Klar. Dann wär ja alles umsonst.

Auch der Grund, warum wir mit der Soja angefangen haben ist letztlich der Klimawandel: Weil wir gesehen haben …

es wird wärmer.

Ja. Das ist generell eine Bedrohung für viele landwirtschaftliche Kulturpflanzen. Und was wir machen, ist letztlich eine Adaption an sich ändernde Klimabedingungen, also zu prüfen, ob andere Kulturpflanzen unter denen bei uns im System eine Chance haben. Durum-Weizen zum Beispiel. Den gab es bislang auch hauptsächlich im Süden. Für mich als Süddeutschen ist das natürlich besonders erfreulich, wenn ich meine Nudeln und Spätzle mit dem selbst angebauten Hart-Weizen machen kann.

Das heißt auch, dass man im Vorgriff auf den Klimawandel keine Forschungsgelder in die herkömmlichen europäischen Eiweißlieferanten investiert -sondern gezielt die Soja promotet, wie die USA in den 1920er-Jahren?

Es ist ein Komplex von Fragen: Was in der Landwirtschaft passiert, ist stark von Förderprogrammen beeinflusst. Von daher ist interessant, wie die Eiweißstrategie aussehen wird, die Teil der neuen europäischen Agrarpolitik sein soll: Wenn es finanzielle Unterstützung für den Anbau von Leguminosen gibt, müssten die natürlich für Erbsen, Bohnen, Lupinen und Luzerne auch gelten - das heißt, dann würden sich auch mehr Landwirte für deren Anbau interessieren. Und mit einer erhöhten Nachfrage würde sich da auch etwas in der Züchtung tun. Das ist die politische Dimension. Es gibt aber eben auch qualitative Vorteile.

Welche?

Die Aminosäuren sind andere.

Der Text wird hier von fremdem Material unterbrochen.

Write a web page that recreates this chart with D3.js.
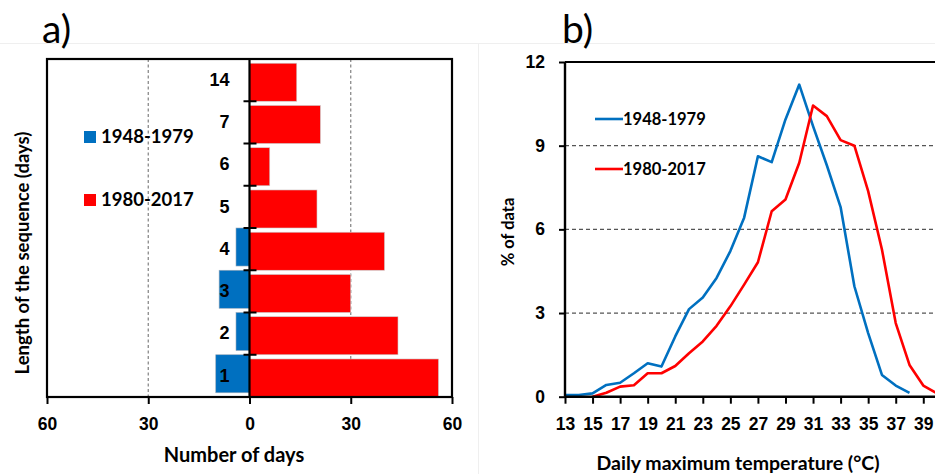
<!DOCTYPE html>
<html>
<head>
<meta charset="utf-8">
<script src="https://cdn.jsdelivr.net/npm/d3@7"></script>
<style>
  body { margin: 0; background: #fff; }
  svg { display: block; font-family: Lato, "Open Sans", sans-serif; }
  .axis .domain { display: none; }
  .axis text { font-weight: bold; fill: #000; }
</style>
</head>
<body>
<svg id="chart" width="935" height="474"></svg>
<script>
// panel a: length of hot sequences
var lengths = ["1", "2", "3", "4", "5", "6", "7", "14"];
var days1948 = [10, 4, 9, 4, 0, 0, 0, 0];
var days1980 = [56, 44, 30, 40, 20, 6, 21, 14];
var daysTicks = [-60, -30, 0, 30, 60];

// panel b: distribution of daily max temperature
var temps = [13, 14, 15, 16, 17, 18, 19, 20, 21, 22, 23, 24, 25, 26, 27, 28, 29, 30, 31, 32, 33, 34, 35, 36, 37, 38, 39, 40];
var pct1948 = [0.06, 0.06, 0.12, 0.42, 0.5, 0.84, 1.2, 1.08, 2.16, 3.14, 3.56, 4.26, 5.22, 6.42, 8.62, 8.41, 9.94, 11.19, 9.7, 8.3, 6.8, 3.96, 2.28, 0.78, 0.4, 0.14, null, null];
var pct1980 = [null, null, 0, 0.14, 0.36, 0.41, 0.84, 0.84, 1.1, 1.56, 1.98, 2.54, 3.24, 4.02, 4.82, 6.65, 7.07, 8.39, 10.44, 10.06, 9.2, 9.0, 7.37, 5.28, 2.64, 1.14, 0.4, 0.12];
var tempTicks = [13, 15, 17, 19, 21, 23, 25, 27, 29, 31, 33, 35, 37, 39];
var pctTicks = [0, 3, 6, 9, 12];

var BLUE = "#0070c0", RED = "#ff0000";

var svg = d3.select("#chart");

// faint panel frames
svg.append("line").attr("x1", 0).attr("x2", 935).attr("y1", 43.5).attr("y2", 43.5)
  .attr("stroke", "#efefef").attr("stroke-width", 1);
svg.append("line").attr("x1", 478.5).attr("x2", 478.5).attr("y1", 43).attr("y2", 474)
  .attr("stroke", "#efefef").attr("stroke-width", 1);

// ---------- panel a ----------
var ax = d3.scaleLinear().domain([-60, 60]).range([47, 452]);
var ay = d3.scaleBand().domain(lengths.slice().reverse()).range([59, 397]);
var bw = ay.bandwidth();

svg.append("text").attr("x", 42).attr("y", 43)
  .attr("font-size", 39).text("a)");

// dashed grid at +-30
svg.append("g").selectAll("line")
  .data([-30, 30])
  .enter().append("line")
    .attr("x1", function(d) { return ax(d); })
    .attr("x2", function(d) { return ax(d); })
    .attr("y1", 59).attr("y2", 397)
    .attr("stroke", "#808080").attr("stroke-width", 1.2)
    .attr("stroke-dasharray", "3,2.5");

var rows = lengths.map(function(l, i) {
  return {len: l, old: days1948[i], recent: days1980[i]};
});

// blue bars (left side, upper part of band)
svg.append("g").selectAll("rect")
  .data(rows.filter(function(d) { return d.old > 0; }))
  .enter().append("rect")
    .attr("x", function(d) { return ax(-d.old); })
    .attr("y", function(d) { return ay(d.len); })
    .attr("width", function(d) { return ax(0) - ax(-d.old); })
    .attr("height", bw * 0.9)
    .attr("fill", BLUE).attr("stroke", "#9ab").attr("stroke-width", 0.6);

// red bars (right side, lower part of band)
svg.append("g").selectAll("rect")
  .data(rows)
  .enter().append("rect")
    .attr("x", ax(0))
    .attr("y", function(d) { return ay(d.len) + bw * 0.1; })
    .attr("width", function(d) { return ax(d.recent) - ax(0); })
    .attr("height", bw * 0.9)
    .attr("fill", RED).attr("stroke", "#ccc").attr("stroke-width", 0.6);

// frame
svg.append("rect").attr("x", 47).attr("y", 59).attr("width", 405).attr("height", 338)
  .attr("fill", "none").attr("stroke", "#000").attr("stroke-width", 2.2);

// central axis
svg.append("line").attr("x1", ax(0)).attr("x2", ax(0)).attr("y1", 59).attr("y2", 397)
  .attr("stroke", "#000").attr("stroke-width", 2.2);

// boundary ticks across the central axis
svg.append("g").selectAll("line")
  .data(lengths.slice(1))
  .enter().append("line")
    .attr("x1", ax(0) - 6).attr("x2", ax(0) + 7)
    .attr("y1", function(d) { return ay(d) + bw; })
    .attr("y2", function(d) { return ay(d) + bw; })
    .attr("stroke", "#000").attr("stroke-width", 2);

// category labels
svg.append("g")
  .attr("class", "axis")
  .attr("transform", "translate(" + ax(0) + ",0)")
  .call(d3.axisLeft(ay).tickSize(0).tickPadding(20))
  .selectAll("text").attr("font-size", 18);

// bottom axis
var axB = svg.append("g")
  .attr("class", "axis")
  .attr("transform", "translate(0,397)")
  .call(d3.axisBottom(ax).tickValues(daysTicks).tickSizeInner(7).tickSizeOuter(0).tickPadding(14)
    .tickFormat(function(d) { return Math.abs(d); }));
axB.selectAll("line").attr("stroke", "#000").attr("stroke-width", 2);
axB.selectAll("text").attr("font-size", 17.5);

svg.append("text").attr("x", 234).attr("y", 462).attr("text-anchor", "middle")
  .attr("font-size", 20).attr("font-weight", "bold").text("Number of days");

svg.append("text").attr("transform", "translate(28.5,253) rotate(-90)").attr("text-anchor", "middle")
  .attr("font-size", 18.5).attr("font-weight", "bold").text("Length of the sequence (days)");

// legend a
var legA = [{label: "1948-1979", color: BLUE, y: 137}, {label: "1980-2017", color: RED, y: 200}];
var la = svg.append("g").selectAll("g").data(legA).enter().append("g");
la.append("rect").attr("x", 84).attr("y", function(d) { return d.y - 6; })
  .attr("width", 12).attr("height", 12).attr("fill", function(d) { return d.color; });
la.append("text").attr("x", 101).attr("y", function(d) { return d.y; }).attr("dy", "0.35em")
  .attr("font-size", 18.5).attr("font-weight", "bold").text(function(d) { return d.label; });

// ---------- panel b ----------
var bx = d3.scaleLinear().domain([13, 42]).range([565, 565 + 29 * 13.78]);
var by = d3.scaleLinear().domain([0, 12]).range([396.7, 62]);

svg.append("text").attr("x", 562).attr("y", 43)
  .attr("font-size", 39).text("b)");

svg.append("g").selectAll("line")
  .data([3, 6, 9])
  .enter().append("line")
    .attr("x1", 565).attr("x2", 935)
    .attr("y1", function(d) { return by(d); })
    .attr("y2", function(d) { return by(d); })
    .attr("stroke", "#555").attr("stroke-width", 1.2)
    .attr("stroke-dasharray", "4,3");

svg.append("line").attr("x1", 565).attr("x2", 935).attr("y1", by(12)).attr("y2", by(12))
  .attr("stroke", "#000").attr("stroke-width", 2.2);

var line = d3.line()
  .defined(function(d) { return d[1] !== null; })
  .x(function(d) { return bx(d[0]); })
  .y(function(d) { return by(d[1]); });

[[pct1948, BLUE], [pct1980, RED]].forEach(function(s) {
  svg.append("path")
    .datum(temps.map(function(t, i) { return [t, s[0][i]]; }))
    .attr("d", line)
    .attr("fill", "none").attr("stroke", s[1]).attr("stroke-width", 2.6)
    .attr("stroke-linejoin", "round");
});

var bAxisY = svg.append("g")
  .attr("class", "axis")
  .attr("transform", "translate(565,0)")
  .call(d3.axisLeft(by).tickValues(pctTicks).tickSizeInner(6).tickSizeOuter(0).tickPadding(14));
bAxisY.selectAll("line").attr("stroke", "#000").attr("stroke-width", 2);
bAxisY.selectAll("text").attr("font-size", 17.5);

var bAxisX = svg.append("g")
  .attr("class", "axis")
  .attr("transform", "translate(0,396.7)")
  .call(d3.axisBottom(bx).tickValues(tempTicks).tickSizeInner(7).tickSizeOuter(0).tickPadding(14));
bAxisX.selectAll("line").attr("stroke", "#000").attr("stroke-width", 2);
bAxisX.selectAll("text").attr("font-size", 17.5);

svg.append("line").attr("x1", 565).attr("x2", 565).attr("y1", 62).attr("y2", 396.7)
  .attr("stroke", "#000").attr("stroke-width", 2.4);
svg.append("line").attr("x1", 565).attr("x2", 935).attr("y1", 396.7).attr("y2", 396.7)
  .attr("stroke", "#000").attr("stroke-width", 2.4);

svg.append("text").attr("x", 738).attr("y", 470).attr("text-anchor", "middle")
  .attr("font-size", 19.5).attr("font-weight", "bold").text("Daily maximum temperature (°C)");

svg.append("text").attr("transform", "translate(514,232) rotate(-90)").attr("text-anchor", "middle")
  .attr("font-size", 16.5).attr("font-weight", "bold").text("% of data");

// legend b
var legB = [{label: "1948-1979", color: BLUE, y: 119}, {label: "1980-2017", color: RED, y: 169}];
var lb = svg.append("g").selectAll("g").data(legB).enter().append("g");
lb.append("line").attr("x1", 595).attr("x2", 623)
  .attr("y1", function(d) { return d.y; }).attr("y2", function(d) { return d.y; })
  .attr("stroke", function(d) { return d.color; }).attr("stroke-width", 2.6);
lb.append("text").attr("x", 623).attr("y", function(d) { return d.y; }).attr("dy", "0.35em")
  .attr("font-size", 16.5).attr("font-weight", "bold").text(function(d) { return d.label; });
</script>
</body>
</html>
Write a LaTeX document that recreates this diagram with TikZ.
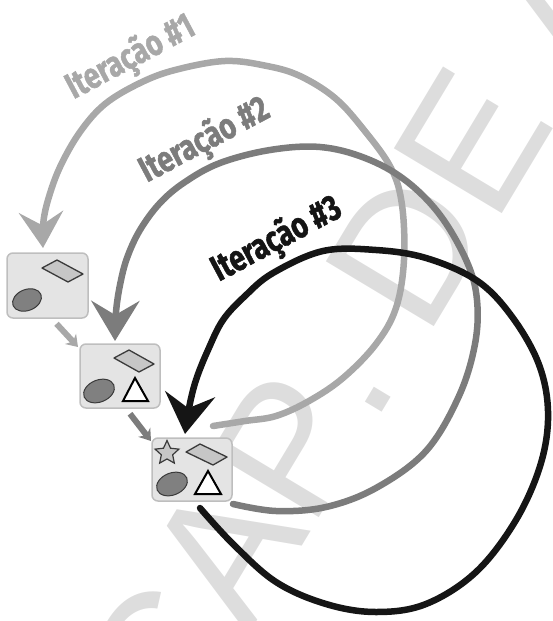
\documentclass[tikz,border=0pt]{standalone}
\usepackage{fontspec}
\setmainfont{Liberation Sans}
\newfontfamily\labfont[FakeBold=1.6]{Fira Sans}
\newfontfamily\wmfont[Kerning=Off]{Liberation Sans}
\usetikzlibrary{arrows.meta,shapes.geometric,calc}
\definecolor{gA}{HTML}{A8A8A8}
\definecolor{gB}{HTML}{7C7C7C}
\definecolor{gC}{HTML}{151515}
\definecolor{wm}{HTML}{DDDDDD}
\definecolor{boxfill}{HTML}{E4E4E4}
\definecolor{boxline}{HTML}{BEBEBE}
\definecolor{shapefill}{HTML}{C6C6C6}
\definecolor{ellfill}{HTML}{808080}
\definecolor{outl}{HTML}{3A3A3A}
\begin{document}
\begin{tikzpicture}[x=1pt,y=-1pt,
  box/.style={draw=boxline, fill=boxfill, line width=1.5pt, rounded corners=6pt, inner sep=0pt},
  lbl/.style={font=\labfont\bfseries\fontsize{36}{36}\selectfont, rotate=28, inner sep=0pt},
  loopline/.style={line width=6.5pt, line cap=round},
  rhomb/.style={draw=outl, fill=shapefill, line width=1.3pt, line join=round},
  oval/.style={draw=outl, fill=ellfill, line width=1pt},
  tri/.style={draw=black, fill=white, line width=2pt, line join=miter},
  hop/.style={line width=6pt, -{Stealth[length=11pt,width=15pt]}}]
\useasboundingbox (0,0) rectangle (552,621);
\begin{scope}
\clip (0,0) rectangle (552,621);
% watermark
\node[anchor=base west, rotate=59, inner sep=0pt, text=wm,
      font=\wmfont\fontsize{183}{183}\selectfont] (wmk) at (180,749) {CAP. DE A};
\end{scope}

\path (47.5,285.5) coordinate (p1) (120,376) coordinate (p2) (192,469.5) coordinate (p3);

% loop 1 (light grey)
\coordinate (s1) at (213,426);
\draw[gA, loopline, -{Stealth[length=36pt,width=44pt,inset=13pt]}]
  plot[smooth, tension=0.6] coordinates {(s1) (245,421) (276,416) (309,401) (343,378) (376,344) (396,308) (404,260) (402,205) (391,168) (364,130) (335,98) (300,76) (267,66) (225,61) (175,70) (140,83) (105,104) (80,132) (60,167) (48,200) (43,225) (43,248)};

% loop 2 (medium grey)
\coordinate (s2) at (233,504);
\draw[gB, loopline, -{Stealth[length=40pt,width=48pt,inset=14pt]}]
  plot[smooth, tension=0.6] coordinates {(s2) (276,511) (326,507) (376,488) (426,451) (459,396) (475,344) (477,300) (467,262) (440,215) (405,180) (365,158) (320,147) (270,150) (220,163) (185,182) (160,203) (140,230) (127,258) (120,285) (116,312) (115,341)};

% loop 3 (black)
\coordinate (s3) at (200,508);
\draw[gC, loopline, -{Stealth[length=40pt,width=50pt,inset=14pt]}]
  plot[smooth, tension=0.6] coordinates {(s3) (233,544) (276,582) (326,604) (376,612) (426,604) (476,572) (516,520) (541,463) (548,411) (538,362) (510,314) (476,280) (426,258) (376,250) (323,251) (273,273) (245,296) (223,320) (208,350) (196,380) (189,408) (185,434)};

% labels
\node[lbl, text=gA] (l1) at (131,58) {\scalebox{0.78}[1]{Iteração \#1}};
\node[lbl, text=gB] (l2) at (205,141) {\scalebox{0.78}[1]{Iteração \#2}};
\node[lbl, text=gC] (l3) at (277,240) {\scalebox{0.78}[1]{Iteração \#3}};

% boxes
\node[box, minimum width=81pt, minimum height=65pt] (b1) at (p1) {};
\path (p2) ++(-40,-32) coordinate (b2nw);
\draw[gA, hop] ([xshift=9pt,yshift=-5pt]b1.south) -- ([xshift=-2pt,yshift=-3pt]b2nw);
\node[box, minimum width=80pt, minimum height=64pt] (b2) at (p2) {};
\path (p3) ++(-40,-31.5) coordinate (b3nw);
\draw[gB, hop] ([xshift=10pt,yshift=-5pt]b2.south) -- ([xshift=-1pt,yshift=-3pt]b3nw);
\node[box, minimum width=80pt, minimum height=63pt] (b3) at (p3) {};

% box 1 content
\draw[rhomb] (42,268) -- (57,260) -- (83,274) -- (68,282) -- cycle;
\draw[oval, rotate around={22:(27,300)}] (27,300) ellipse [x radius=15pt, y radius=10.5pt];

% box 2 content
\draw[rhomb] (114,358) -- (129,350) -- (154,364) -- (139,372) -- cycle;
\draw[oval, rotate around={22:(99,391)}] (99,391) ellipse [x radius=16pt, y radius=11pt];
\draw[tri] (135,378) -- (148,401) -- (123,401) -- cycle;

% box 3 content
\node[star, star points=5, star point ratio=2.1, minimum size=25pt, inner sep=0pt,
      draw=outl, fill=shapefill, line width=1.2pt] (st) at (167,453) {};
\draw[rhomb] (186,452) -- (200,444) -- (227,457) -- (213,465) -- cycle;
\draw[oval, rotate around={22:(172,484)}] (172,484) ellipse [x radius=16pt, y radius=11pt];
\draw[tri] (208,471) -- (221,494) -- (195,494) -- cycle;
\end{tikzpicture}
\end{document}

Der Futterwert der Soja ist deutlich besser als der von beispielsweise Erbsen - das ist ein Vorteil, auch wenn die Soja nicht direkt verfüttert werden kann: Wenn ich in die Tierernährung will, muss ich die Soja erst thermisch aufbereiten.

Also rösten?

Ja. Deshalb wird da auch über kleine dezentrale Toast-Anlagen nachgedacht - damit die hier produzierte Soja nicht wieder lange Wege hin und zurück transportiert werden muss. Das wäre nicht sinnvoll. Aber um sie als Tierfutter einzusetzen, muss ich die Soja aufbereiten, beispielsweise rösten. Erst dann habe ich die volle Kraft der Bohne.